His voice, severe and imperious, comes to us from beyond the grave, where his soul, unappeased on earth, has found shelter. Our most incontestable, our firmest and most obvious truths, those "veritates aeternae" as Descartes loved to call them before Pascal's day; those "reasonable truths" as Leibniz called them later, and after him other lawful guardians of the inherited ideas of the Renaissance, even to our own day - these never weighed with Pascal in his lifetime. We may be sure that they weigh with him less than ever today; for Pascal, beyond the grave, is assuredly much more free and more daring than when, alive and among the living, he summoned Rome, reason, man, and the universe before the tribunal of Almighty God.
Rome and reason ordain it: therefore it must not be done; such is Pascal's "logic". Such, too, was Tertullian's position in an earlier age. As though he had foreseen Pascal, he wrote: "Crucifixus est Dei filius; non pudet, quia pudendum est. Et mortuus est Dei filius; prorsus credibile est, quia ineptum est. Et sepultus resurrexit; certum est, quia impossibile est." [Son of God was crucified; there is no shame in it because it is shameful. And Son of God died; this is so because it is absurd. And he resuscitated; this is certain because it is impossible - AK.] That is: "One need not be ashamed when reason says a thing is shameful; where reason declares it absurd, then truth will appear, and where reason proves it completely impossible, there and there alone, is complete certainty found." Thus spoke Tertullian in his life-time nearly two thousand years ago. Do you think that Tertullian, dead, has abjured his words, and that he believes now that when reason decides "this is shameful", we must be ashamed; that when reason decides "this is absurd", we must discard it; when, finally, reason has decided "this thing is impossible", we have to fold our arms. Do you think that Descartes, Leibniz, and their master Aristotle still uphold their "eternal truths" to this day, and that their logic proves itself as incontrovertible before God as it was before man?
It will be said that all this is fantastic in the extreme; men who are long dead cannot be confronted with one another; neither Pascal and Tertullian nor Descartes and Leibniz are defending any cause now; if they had one to defend, it would have to be down here, and history, which after all is native to this earth, absolutely refuses to be dragged up to heaven.

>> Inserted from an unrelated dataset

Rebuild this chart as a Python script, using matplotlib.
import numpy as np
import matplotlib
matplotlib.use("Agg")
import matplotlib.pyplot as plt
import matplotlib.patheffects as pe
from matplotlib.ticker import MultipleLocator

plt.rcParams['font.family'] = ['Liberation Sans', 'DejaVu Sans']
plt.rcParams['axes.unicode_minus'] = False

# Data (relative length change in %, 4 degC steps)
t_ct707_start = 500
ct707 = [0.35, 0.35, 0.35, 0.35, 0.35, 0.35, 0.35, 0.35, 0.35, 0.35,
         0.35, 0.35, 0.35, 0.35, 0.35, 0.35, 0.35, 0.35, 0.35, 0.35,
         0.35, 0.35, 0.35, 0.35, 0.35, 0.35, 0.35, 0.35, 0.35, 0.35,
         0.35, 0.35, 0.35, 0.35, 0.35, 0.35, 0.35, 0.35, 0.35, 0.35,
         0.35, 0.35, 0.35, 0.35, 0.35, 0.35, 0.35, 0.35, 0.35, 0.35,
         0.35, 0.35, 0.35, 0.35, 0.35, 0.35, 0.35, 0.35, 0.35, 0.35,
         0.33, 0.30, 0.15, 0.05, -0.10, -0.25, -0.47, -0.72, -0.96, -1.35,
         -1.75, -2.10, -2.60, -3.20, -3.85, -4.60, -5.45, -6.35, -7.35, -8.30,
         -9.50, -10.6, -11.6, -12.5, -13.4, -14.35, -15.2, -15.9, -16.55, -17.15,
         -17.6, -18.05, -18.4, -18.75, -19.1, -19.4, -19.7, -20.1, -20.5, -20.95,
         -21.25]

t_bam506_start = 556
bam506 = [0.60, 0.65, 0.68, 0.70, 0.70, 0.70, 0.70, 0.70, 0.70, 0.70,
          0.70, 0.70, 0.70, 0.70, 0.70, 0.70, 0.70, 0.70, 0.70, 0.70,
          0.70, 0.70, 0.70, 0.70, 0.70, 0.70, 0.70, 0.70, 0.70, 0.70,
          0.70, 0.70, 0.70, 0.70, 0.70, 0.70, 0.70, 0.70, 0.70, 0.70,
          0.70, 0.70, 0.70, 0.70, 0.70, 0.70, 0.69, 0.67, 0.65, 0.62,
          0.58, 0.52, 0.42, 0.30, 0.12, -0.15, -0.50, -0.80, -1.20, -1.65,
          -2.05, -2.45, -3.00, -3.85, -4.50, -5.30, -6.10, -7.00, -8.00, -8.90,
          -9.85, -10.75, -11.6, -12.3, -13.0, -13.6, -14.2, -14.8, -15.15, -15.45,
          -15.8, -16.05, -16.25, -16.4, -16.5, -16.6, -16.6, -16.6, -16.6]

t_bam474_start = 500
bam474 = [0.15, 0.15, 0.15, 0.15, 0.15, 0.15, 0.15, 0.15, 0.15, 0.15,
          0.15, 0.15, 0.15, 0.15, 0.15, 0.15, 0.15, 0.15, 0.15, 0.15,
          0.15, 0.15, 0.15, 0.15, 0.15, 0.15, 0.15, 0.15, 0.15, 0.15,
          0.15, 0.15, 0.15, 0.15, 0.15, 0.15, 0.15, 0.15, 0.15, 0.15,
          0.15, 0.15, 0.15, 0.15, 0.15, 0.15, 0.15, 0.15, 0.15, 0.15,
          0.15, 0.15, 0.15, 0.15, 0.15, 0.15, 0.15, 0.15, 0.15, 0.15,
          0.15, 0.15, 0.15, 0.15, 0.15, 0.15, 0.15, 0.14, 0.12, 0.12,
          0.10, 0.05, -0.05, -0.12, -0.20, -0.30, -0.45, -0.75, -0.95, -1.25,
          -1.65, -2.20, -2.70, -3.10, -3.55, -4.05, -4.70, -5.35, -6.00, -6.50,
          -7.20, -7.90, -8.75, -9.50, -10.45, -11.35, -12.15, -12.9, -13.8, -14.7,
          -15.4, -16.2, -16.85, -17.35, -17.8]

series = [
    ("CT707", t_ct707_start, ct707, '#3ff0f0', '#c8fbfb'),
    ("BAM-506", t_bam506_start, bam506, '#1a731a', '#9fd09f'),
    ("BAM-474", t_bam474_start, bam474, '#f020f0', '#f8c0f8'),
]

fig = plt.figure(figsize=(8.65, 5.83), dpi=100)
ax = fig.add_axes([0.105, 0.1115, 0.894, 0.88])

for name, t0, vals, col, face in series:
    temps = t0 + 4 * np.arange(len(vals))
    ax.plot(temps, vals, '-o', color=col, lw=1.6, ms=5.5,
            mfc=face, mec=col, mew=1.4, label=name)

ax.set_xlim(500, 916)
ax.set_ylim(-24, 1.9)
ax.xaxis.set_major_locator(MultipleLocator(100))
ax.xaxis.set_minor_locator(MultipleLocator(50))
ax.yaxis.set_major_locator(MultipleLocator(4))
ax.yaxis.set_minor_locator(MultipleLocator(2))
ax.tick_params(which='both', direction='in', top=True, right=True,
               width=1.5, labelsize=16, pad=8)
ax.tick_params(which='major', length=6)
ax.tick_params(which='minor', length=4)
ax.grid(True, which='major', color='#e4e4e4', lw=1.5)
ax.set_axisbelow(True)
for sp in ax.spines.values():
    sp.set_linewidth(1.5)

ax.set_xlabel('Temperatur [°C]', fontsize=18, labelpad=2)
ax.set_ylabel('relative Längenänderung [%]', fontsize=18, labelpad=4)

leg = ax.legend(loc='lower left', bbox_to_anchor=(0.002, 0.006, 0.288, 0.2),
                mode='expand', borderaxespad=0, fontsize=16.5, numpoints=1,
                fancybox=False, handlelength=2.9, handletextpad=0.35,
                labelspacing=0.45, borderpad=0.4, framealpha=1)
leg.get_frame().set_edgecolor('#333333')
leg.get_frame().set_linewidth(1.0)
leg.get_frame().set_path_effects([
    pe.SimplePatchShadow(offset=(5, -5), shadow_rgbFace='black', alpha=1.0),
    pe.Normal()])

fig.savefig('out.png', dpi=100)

All this may be true; it passes, that is, for true today, among men. But, I must remind you again, we decided with Pascal to carry our differences before another court. We are no longer judged by reason with its "permitted", "forbidden", "shameful", and all its other laws and principles. We have put ourselves in the dock, and the laws and principles with us. We have admitted the dead to equal right with the living; judgment no longer belongs to man. It may be that we shall not hear the verdict: Pascal has told us that there will be neither certainty nor security; perhaps there will be no justice either. All these earthly treasures must go. That which will be revealed to you there will "make you believe and will stupefy you." ("Cela vous fera croire et vous abêtira.")

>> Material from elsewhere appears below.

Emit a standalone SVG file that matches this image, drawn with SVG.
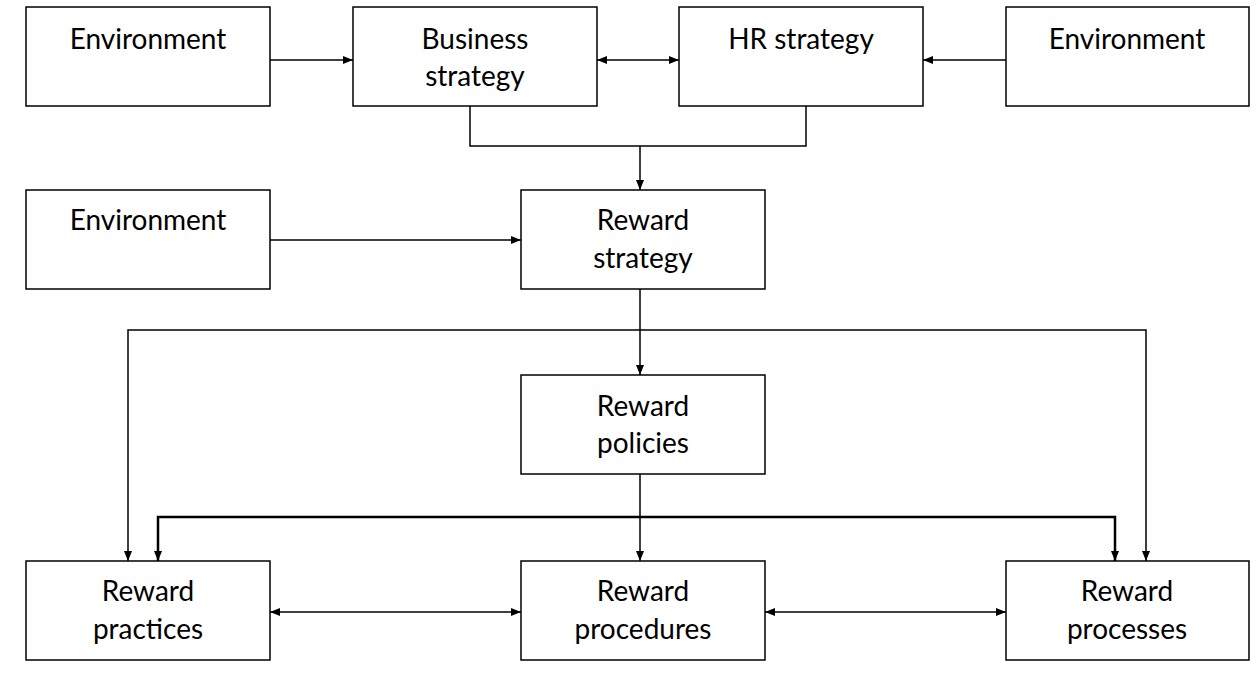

Will you still follow Pascal, or is your patience exhausted and do you prefer to pass on to other masters who will be more comprehensible and less exacting? Expect no mercy or indulgence from Pascal. He is infinitely cruel to himself, and infinitely cruel to others. If you want to go searching in his company, he will take you with him, but he tells you beforehand that your search will bring you no joy. "Je n'approuve que ceux qui cherchent en gémissant." ("I approve those only who seek with lamentation.") His truths, or what he calls his truths, are hard, painful, remorseless. He brings with him no relief, no consolation. He kills every kind of consolation. Directly man pauses to rest and collect himself, Pascal is there with his disquiet: you must not pause, you must not rest, you must march on, march without ceasing; you are tired, you are worn out; that is just as it should be; you must be tired; you must be utterly exhausted. "Il est bon d'être lassé et fatigué par l'inutile recherche du vrai bien, afin de tendre les bras au libérateur." ("It is good to be tired and exhausted by the fruitless search for true good, that you may stretch out your arms to the liberator.") God Himself exacts it, according to Pascal. "La plus cruelle guerre que Dieu puisse faire aux hommes en cette vie est de les laisser sans cette guerre qu'il est venu apporter." ("The most cruel war that God can wage with man on this earth, is to leave him without that war which He came to bring.") "'Je suis venu apporter la guerre,' dit-il, 'et pour instruire de cette guerre; je suis venu apporter le fer et le feu.' Avant lui le monde vivait dans cette fausse paix." ("'I came to bring war', He said, 'and to teach that war; I came to bring fire and sword.' Before Him the world was living in a false peace.")
This is Pascal's teaching, or rather this is how he translates what he heard at the tribunal of God. He discards all that is dear to man. Men love security - he accepts instability; men love solid earth - he chooses the abyss; men appreciate inward peace before all things - and he exalts wars and struggles; men long for rest - he promises weariness, weariness without end; men pursue clear, distinct truths - and he shuffles all the cards, confuses everything, and changes earthly life into horrible chaos. What does he want? He has already told us. No one must sleep.